How much does it cost for an accountant to handle NYC-specific issues like UBT or multi-state filings?

NYC-specific work typically adds $750-$4,000 to a base engagement. The NYC Unincorporated Business Tax (UBT) filing for self-employed individuals and partnerships earning over $95,000 runs $500-$2,000 on top of the federal and state returns. NYC Commercial Rent Tax (CRT) compliance for Manhattan tenants paying over $250,000 in annual rent below 96th Street adds $500-$1,500/yr. Multi-state nexus analysis (common for NYC-based finance, SaaS, and consulting firms) runs $2,000-$6,000 for an initial study, then $750-$2,000/year to maintain. 421-a and J-51 abatement expiration analysis for real estate owners is $1,500-$5,000.

How do I know if my New York City accountant is overcharging me?

Compare your invoice against three benchmarks. First, hourly rate: anything above $350/hr for non-partner work or above $700/hr for partner-level advisory at a non-Big4 firm is high for NYC. Second, time logged: a basic S-Corp tax return with NYC UBT should take 8-15 billed hours, not 35. Third, monthly bookkeeping: 50-150 transactions a month should not exceed $1,800, even in Midtown. If your accountant cannot itemize hours, refuses to send a written engagement letter, marks up software costs by more than 20%, or block-bills entire days without a task description, request a detailed breakdown or get a second quote from two other NYC firms.

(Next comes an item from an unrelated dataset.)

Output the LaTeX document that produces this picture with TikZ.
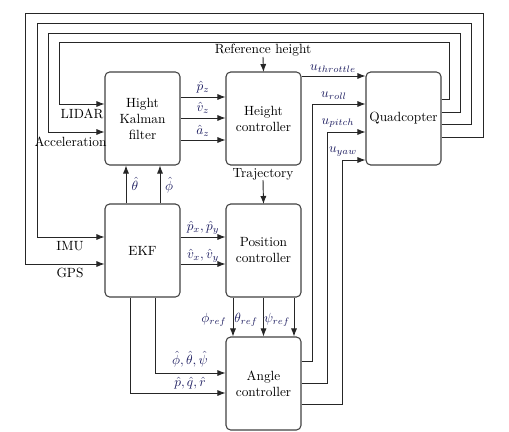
\documentclass[tikz,border=0pt]{standalone}
\usetikzlibrary{arrows.meta}
\definecolor{mathc}{RGB}{28,28,95}
\begin{document}
\begin{tikzpicture}[x=0.75pt,y=-0.75pt,
  blk/.style={draw=black!75,line width=0.8pt,rounded corners=3.5pt,minimum width=56.25pt,minimum height=69.75pt,align=center,inner sep=0pt},
  ln/.style={line width=0.7pt,draw=black!85},
  arr/.style={ln,-{Latex[length=6pt,width=4.6pt]}},
  lbl/.style={inner sep=0pt,anchor=base},
  mlbl/.style={inner sep=0pt,anchor=base,text=mathc}]
\useasboundingbox (0,0) rectangle (509,431);
% blocks
\node[blk] (hkf) at (142.5,118.5) {Hight\\Kalman\\filter};
\node[blk] (hc) at (263.5,118.5) {Height\\controller};
\node[blk] (quad) at (403.5,118.5) {Quadcopter};
\node[blk] (ekf) at (142.5,250.5) {EKF};
\node[blk] (pc) at (263.5,250.5) {Position\\controller};
\node[blk] (ac) at (263.5,383.5) {Angle\\controller};
% feedback loops
\draw[arr] (quad.east|-{0,99}) -- (449,99) -- (449,42) -- (59,42) -- (59,104) -- (hkf.west|-{0,104});
\draw[arr] (quad.east|-{0,112}) -- (460,112) -- (460,33) -- (48,33) -- (48,132) -- (hkf.west|-{0,132});
\draw[arr] (quad.east|-{0,124}) -- (471,124) -- (471,23) -- (37,23) -- (37,237) -- (ekf.west|-{0,237});
\draw[arr] (quad.east|-{0,137}) -- (483,137) -- (483,13) -- (25,13) -- (25,264) -- (ekf.west|-{0,264});
\node[lbl] (lidar) at (82,118) {LIDAR};
\node[lbl] (acc) at (70.5,146) {Acceleration};
\node[lbl] (imu) at (70,250) {IMU};
\node[lbl] (gps) at (70,277) {GPS};
% references
\node[lbl] (refh) at (263,54) {Reference height};
\coordinate (refa) at (263,57);
\draw[arr] (refa) -- (hc.north|-{0,72});
\node[lbl] (traj) at (263,177) {Trajectory};
\coordinate (traja) at (263,180);
\draw[arr] (traja) -- (pc.north|-{0,204});
% HKF -> height controller
\draw[arr] (hkf.east|-{0,97}) -- (hc.west|-{0,97});
\draw[arr] (hkf.east|-{0,118}) -- (hc.west|-{0,118});
\draw[arr] (hkf.east|-{0,140}) -- (hc.west|-{0,140});
\node[mlbl] (pz) at (203,91) {$\hat{p}_z$};
\node[mlbl] (vz) at (203,112) {$\hat{v}_z$};
\node[mlbl] (az) at (203,134) {$\hat{a}_z$};
% EKF -> HKF
\draw[arr] (ekf.north-|{126,0}) -- (hkf.south-|{126,0});
\draw[arr] (ekf.north-|{160,0}) -- (hkf.south-|{160,0});
\node[mlbl] (th) at (135,190) {$\hat{\theta}$};
\node[mlbl] (ph) at (169,190) {$\hat{\phi}$};
% EKF -> position controller
\draw[arr] (ekf.east|-{0,237}) -- (pc.west|-{0,237});
\draw[arr] (ekf.east|-{0,264}) -- (pc.west|-{0,264});
\node[mlbl] (pxy) at (203,230) {$\hat{p}_x,\hat{p}_y$};
\node[mlbl] (vxy) at (203,258) {$\hat{v}_x,\hat{v}_y$};
% EKF -> angle controller
\draw[arr] (ekf.south-|{155,0}) -- (155,373) -- (ac.west|-{0,373});
\draw[arr] (ekf.south-|{130,0}) -- (130,393) -- (ac.west|-{0,393});
\node[mlbl] (ang) at (190,364) {$\hat{\phi},\hat{\theta},\hat{\psi}$};
\node[mlbl] (rates) at (190,386) {$\hat{p},\hat{q},\hat{r}$};
% position -> angle
\draw[arr] (pc.south-|{233,0}) -- (ac.north-|{233,0});
\draw[arr] (pc.south-|{263.5,0}) -- (ac.north-|{263.5,0});
\draw[arr] (pc.south-|{294,0}) -- (ac.north-|{294,0});
\node[mlbl] (phr) at (214,322) {$\phi_{ref}$};
\node[mlbl] (thr) at (246,322) {$\theta_{ref}$};
\node[mlbl] (psr) at (277,322) {$\psi_{ref}$};
% controls to quadcopter
\draw[arr] (hc.east|-{0,76}) -- (quad.west|-{0,76});
\draw[arr] (ac.east|-{0,361}) -- (312,361) -- (312,104) -- (quad.west|-{0,104});
\draw[arr] (ac.east|-{0,383}) -- (327,383) -- (327,132) -- (quad.west|-{0,132});
\draw[arr] (ac.east|-{0,404}) -- (342,404) -- (342,160) -- (quad.west|-{0,160});
\node[mlbl] (uth) at (333,71) {$u_{throttle}$};
\node[mlbl] (uro) at (334,98) {$u_{roll}$};
\node[mlbl] (upi) at (338,124) {$u_{pitch}$};
\node[mlbl] (uya) at (343,152) {$u_{yaw}$};
\end{tikzpicture}
\end{document}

How do I check if my New York City accountant is actually licensed?

For CPAs, verify the license number on the New York State Department of Education Office of the Professions public lookup at op.nysed.gov. The NYSED listing shows license status, registration period, and any disciplinary actions. NY State CPAs renew every three years and must complete 40 hours of CPE annually. For enrolled agents, verify on the IRS public EA directory. Bookkeepers do not require state licensing in New York, so verification there is limited to professional certifications (QuickBooks ProAdvisor, AIPB, NACPB) and references. Always request a signed engagement letter that names the responsible licensed professional, the scope of work, the hourly or flat fee, and deliverable dates before any work begins.